In the annals of heart transplant “rom-coms,” there are very few to choose from. Arguably beginning with 1993’s Untamed Heart starring Christian Slater and Marisa Tomei–which isn’t really all that “light-hearted” (wordplay unintentional) in between Caroline’s (Tomei) near rape and Adam’s (Slater) talk of having a baboon heart. Following that, there was 2000’s Return to Me with David Duchovny and Minnie Driver as Bob Rueland and Grace Briggs. Centered not only on the hilarity of the existence of an Irish-Italian restaurant where Grace works, the stakes of its premise are based on Grace getting a heart transplant from Bob’s now dead wife, Elizabeth (Joely Richardson). Naturally, the two would find one another because, as any heart transplant movie will tell you, once you have someone else’s heart it evidently brings you closer to that person and those who were in their lives. But neither one is aware of the somewhat awkward circumstance regarding Grace’s heart, for she’s decided to keep the information about her transplant to herself.
Much the same way as Katarina a.k.a. Kate (Emilia Clarke) in the Paul Feig-directed, Emma Thompson-written Last Christmas. In case you weren’t sure, the film is most assuredly named in honor of the Wham! song, and intended as an overall George Michael homage for no apparent reason other than running with the theme of the title so as to have a built-in soundtrack. In fact, the only mention of any reason why Kate might have such an obsession with the pop star is because, “Like me, he was unappreciated in his time.”
One supposes her love for the more well-known half of Wham! began in Yugoslavia circa 1999–for that’s when and where the opening scene occurs, with a young Kate singing “Heal the Pain” in her choir (as though that would have been permitted). As a Yugoslavian émigré forced to flee the country with her mother, Petra (Thompson, who appears to be offering more of an offensive sendup than a performance), her father, Ivan (Boris Isakovic), and sister, Marta (Lydia Leonard), Kate is decidedly more British at this juncture in her twenty-six years (for it is Thompson’s none too subtle intent to get the message across that everyone in London is an immigrant at this point). And she has all the mannerisms to prove it–from asking, “Why is my life so shit?” to drinking like a lush at the nearest pub.
Seemingly modeled after some tamer and more prone to redemption version of Phoebe Waller-Bridge’s Fleabag in terms of her flagrant selfishness and constant fucking up without learning anything from her bad behavior, Kate is suddenly brought to life again by the appearance of a mysterious bike riding stranger named Tom (Henry Golding)–oddly fond of telling her to “look up” all the time. That way she’ll notice things she never had before. Of course, it lands her in a pile of trash bags at one point, but he insists it’s worth it. Their inexplicable attraction to one another continues to escalate as they meet up outside of her workplace most nights, a year-round Christmas store where she dresses as an elf.
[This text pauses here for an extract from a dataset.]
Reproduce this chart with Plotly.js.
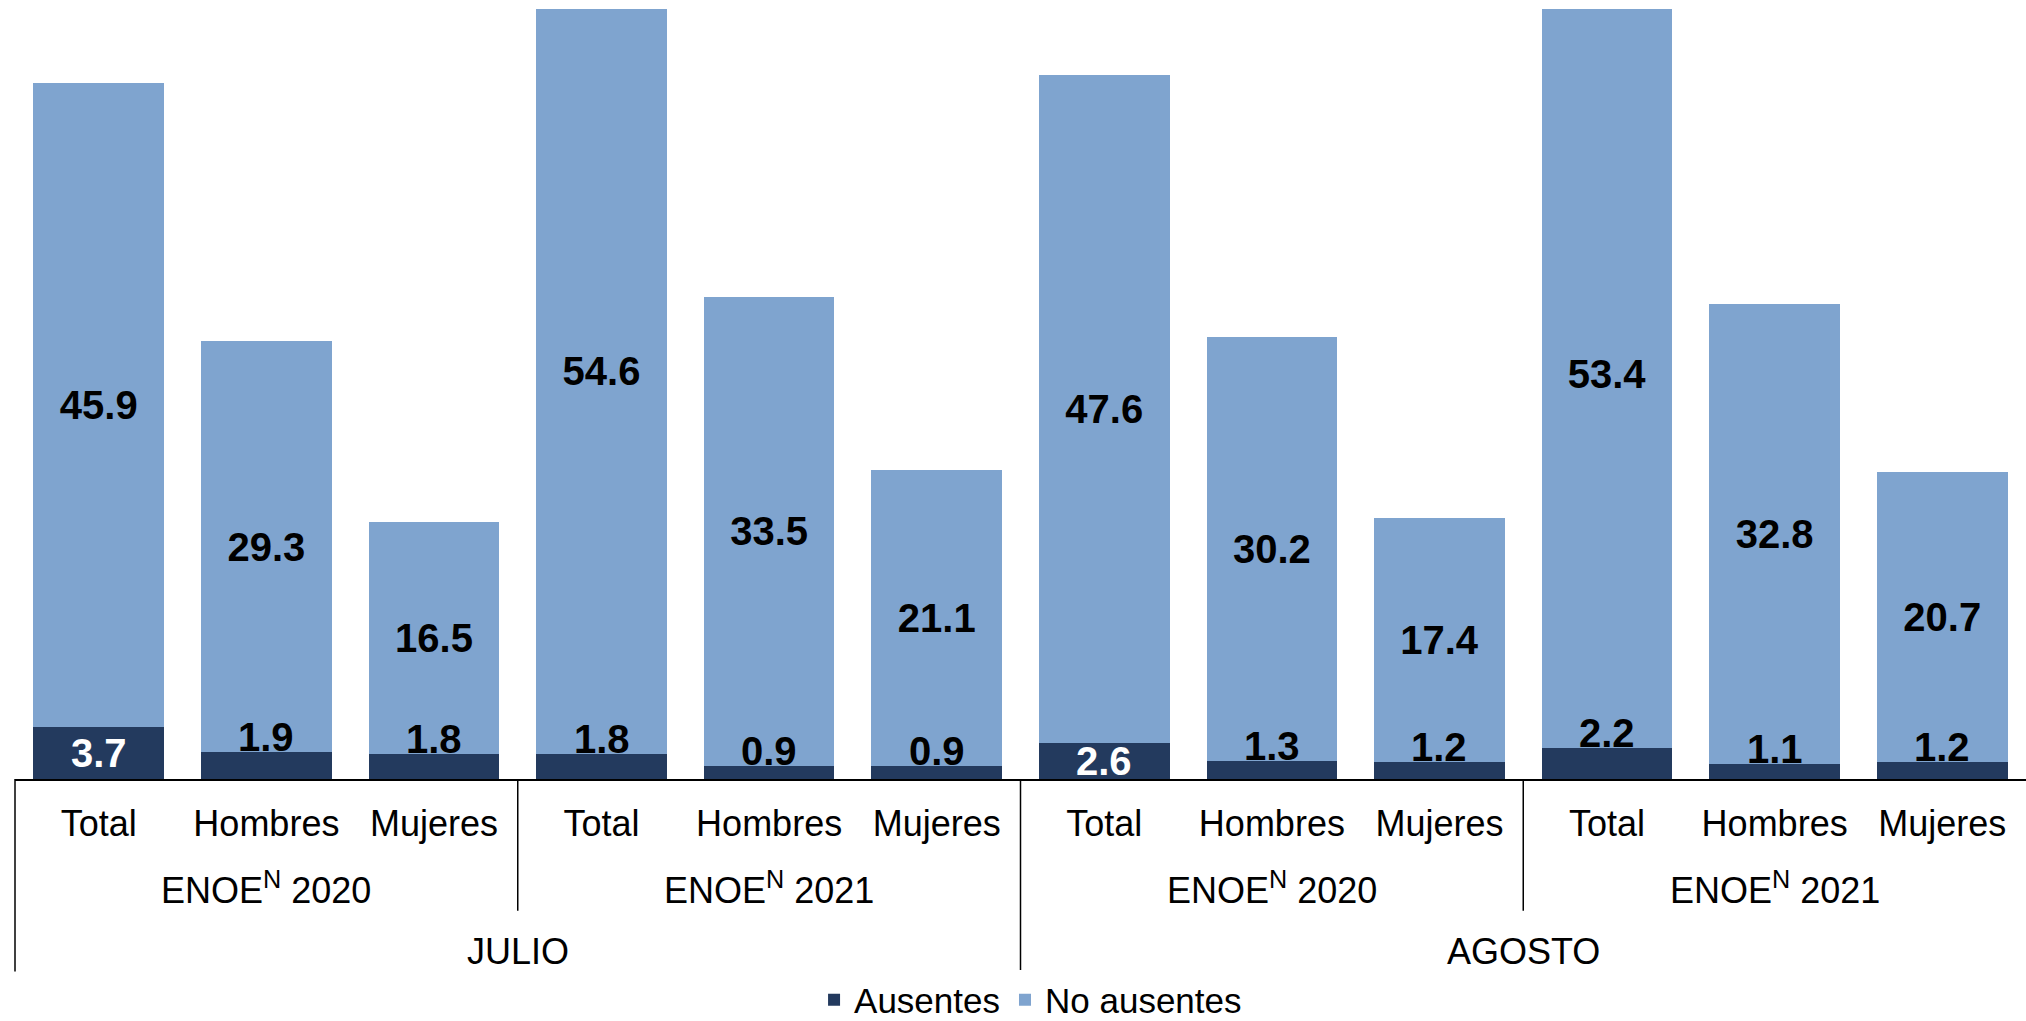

Of course, she should have been suspicious from the outset that there is no way to contact Tom other than by the simple happenstance of meeting him.
When she tells him she’s homeless after having alienated her last willing friend to take her on as a temporary flatmate, he escorts her around the corner to the shelter where he volunteers to show her what that really means for those who don’t even have a mother they rather despise to turn to for help. Emma Thompson (through her screenplay) putting a white girl in her place for not knowing the true meaning of suffering feels a little like the pot calling the kettle black in this case though. For it is, by and large, bathetic bleeding heart schlock at every turn, reaching a crescendo in the final scene at the homeless shelter talent show where, of course, George Michael songs are touted and everyone is healed.
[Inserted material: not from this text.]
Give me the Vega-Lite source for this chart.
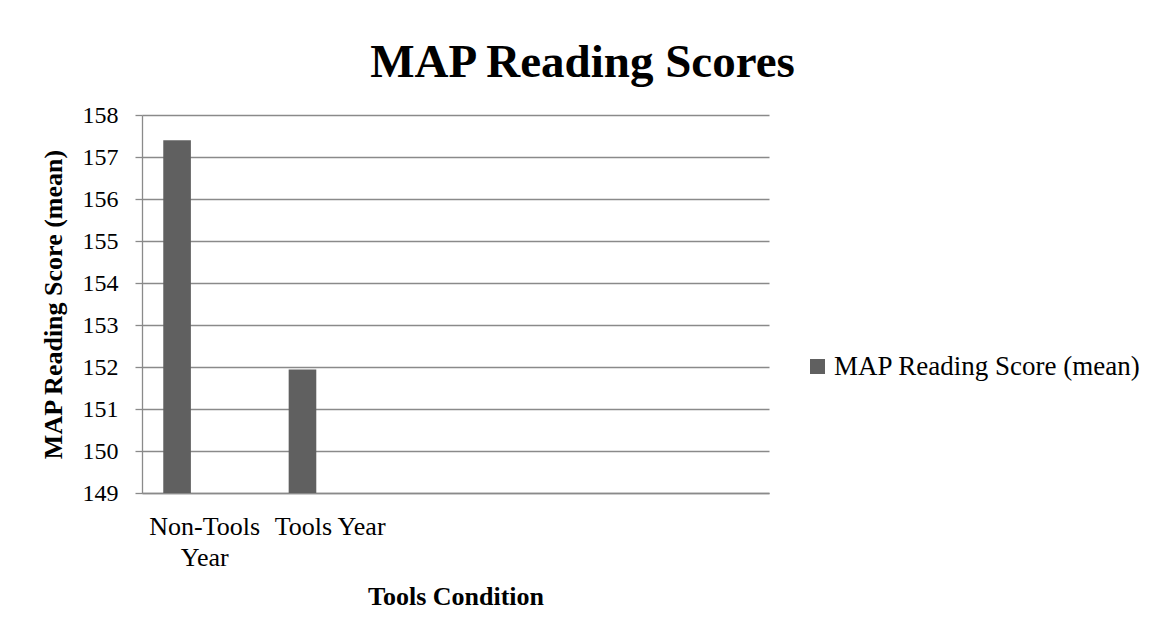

While the movie is intended to be “sweet” and reassuring in some way to immigrants that they still have a place in Brexit-era Britain, it comes across as the very pinnacle of an affluent and sequestered from everyday society celebrity’s “let’s heal the ills of humanity with George Michael songs” take on things. Sprung from the mind of someone who is totally out of touch with the world around them thanks to the cushion of money. Sort of like Woody Allen’s perspective of New York in the equally as cheesily titled A Rainy Day in New York. It’s almost as though Thompson has completely forgotten about the talk show host character she played in Late Night (a movie, incidentally, originally intended to be directed by Paul Feig), who needed a millennial Indian woman in the form of Mindy Kaling to remind her how to reconnect with the common man. And try as she might to have created an “instant Christmas classic” like the one she starred in back in 2003, Love Actually, Last Christmas does not exactly scream “enough of these [maudlin Christmas movie] chains,” as George Michael might phrase it. Nor does it defy convention in any memorable way. Least of all in the niche heart transplant genre layered into the Christmas one.